[start of Available data]

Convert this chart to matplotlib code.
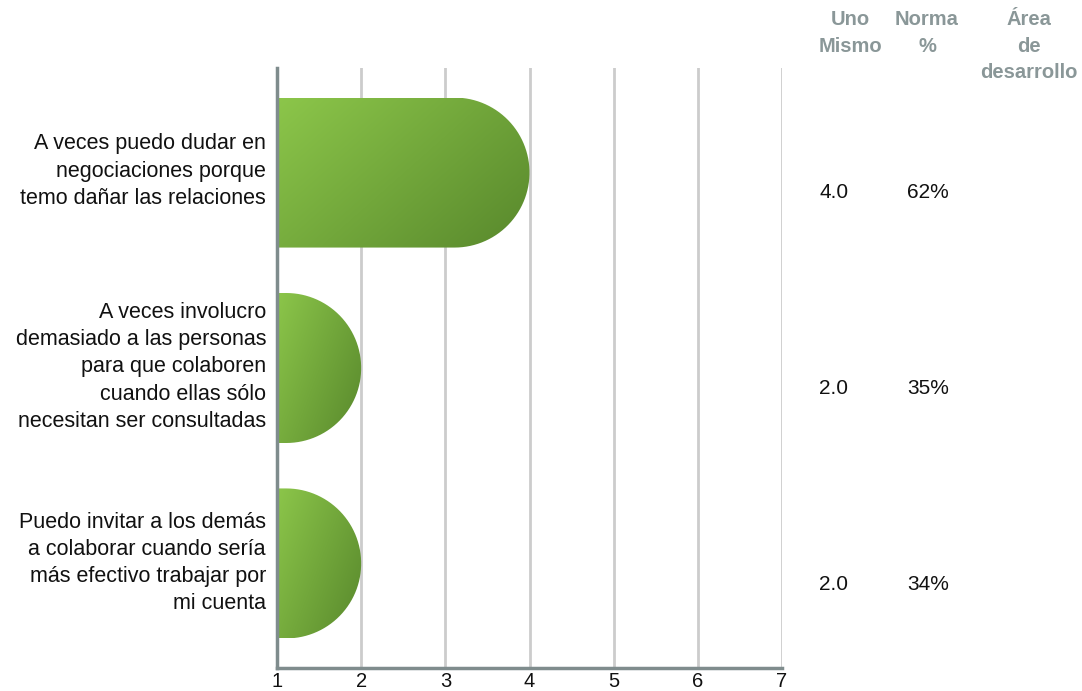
import numpy as np
import matplotlib
matplotlib.use("Agg")
import matplotlib.pyplot as plt
from matplotlib.path import Path
from matplotlib.patches import PathPatch

plt.rcParams['font.family'] = ['Liberation Sans', 'DejaVu Sans']

# data
categories = [
    "A veces puedo dudar en\nnegociaciones porque\ntemo dañar las relaciones",
    "A veces involucro\ndemasiado a las personas\npara que colaboren\ncuando ellas sólo\nnecesitan ser consultadas",
    "Puedo invitar a los demás\na colaborar cuando sería\nmás efectivo trabajar por\nmi cuenta",
]
scores = [4.0, 2.0, 2.0]
norms = ["62%", "35%", "34%"]
headers = ["Uno\nMismo", "Norma\n%", "Área\nde\ndesarrollo"]
ticks = [1, 2, 3, 4, 5, 6, 7]

W, H = 1082, 691
fig = plt.figure(figsize=(W / 100, H / 100), dpi=100)
ax = fig.add_axes([277 / W, 23 / H, (782 - 277) / W, (668 - 68) / H])

ax.set_xlim(1, 7)
ax.set_ylim(2.535, -0.535)
ax.set_xticks(ticks)
ax.set_yticks([])
ax.tick_params(axis='x', length=0, labelsize=14.5, pad=3, colors='#111111')
ax.grid(axis='x', color='#cccccc', linewidth=2)
ax.set_axisbelow(True)
for s in ['top', 'right']:
    ax.spines[s].set_visible(False)
for s in ['left', 'bottom']:
    ax.spines[s].set_color('#7f8c8d')
    ax.spines[s].set_linewidth(2.5)

# pixels per data unit, to get round bar ends
bw = (782 - 277) / 6.0
bh = (668 - 68) / 3.07
bar_h = 150 / bh
ry = bar_h / 2
rx = ry * bh / bw

light = np.array([140, 198, 74]) / 255
dark = np.array([88, 136, 44]) / 255

for i, v in enumerate(scores):
    y0, y1 = i - ry, i + ry
    x0, x1 = 1, v
    xs = x1 - rx
    t = np.linspace(np.pi / 2, -np.pi / 2, 60)
    verts = [(x0, y0), (xs, y0)]
    verts += [(xs + rx * np.cos(a), i - ry * np.sin(a)) for a in t]
    verts += [(x0, y1), (x0, y0)]
    codes = [Path.MOVETO] + [Path.LINETO] * (len(verts) - 2) + [Path.CLOSEPOLY]
    patch = PathPatch(Path(verts, codes), facecolor='none', edgecolor='none')
    ax.add_patch(patch)
    u = np.linspace(0, 1, 200)
    vv = np.linspace(0, 1, 100)
    U, V = np.meshgrid(u, vv)
    g = (0.6 * U + 0.4 * V)[..., None]
    img = light * (1 - g) + dark * g
    im = ax.imshow(img, extent=(x0, x1, y1, y0), aspect='auto', zorder=2,
                   interpolation='bilinear')
    im.set_clip_path(patch)

    fig.text(266 / W, 1 - (171 + 196 * i) / H, categories[i],
             ha='right', va='center', fontsize=15.5, color='#111111',
             linespacing=1.38)
    yf = 1 - (172 + 196 * i + 20) / H
    fig.text(834 / W, yf, f"{v:.1f}", ha='center', va='center', fontsize=15,
             color='#111111')
    fig.text(928 / W, yf, norms[i], ha='center', va='center', fontsize=15,
             color='#111111')

for x, h in zip([850, 927, 1029], headers):
    fig.text(x / W, 1 - 10 / H, h, ha='center', va='top', fontsize=14.5,
             fontweight='bold', color='#8a9798', linespacing=1.5)

fig.savefig("out.png", dpi=100)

[end of Available data]

▶ _The problem_: Exactly as written, please give again the lines from the beginning of the listing through the line containing "plt.rcParams['font.family'] = ['Liberation", inclusive, without any pictures.

▶ _Task output_:
Convert this chart to matplotlib code.
import numpy as np
import matplotlib
matplotlib.use("Agg")
import matplotlib.pyplot as plt
from matplotlib.path import Path
from matplotlib.patches import PathPatch

plt.rcParams['font.family'] = ['Liberation Sans', 'DejaVu Sans']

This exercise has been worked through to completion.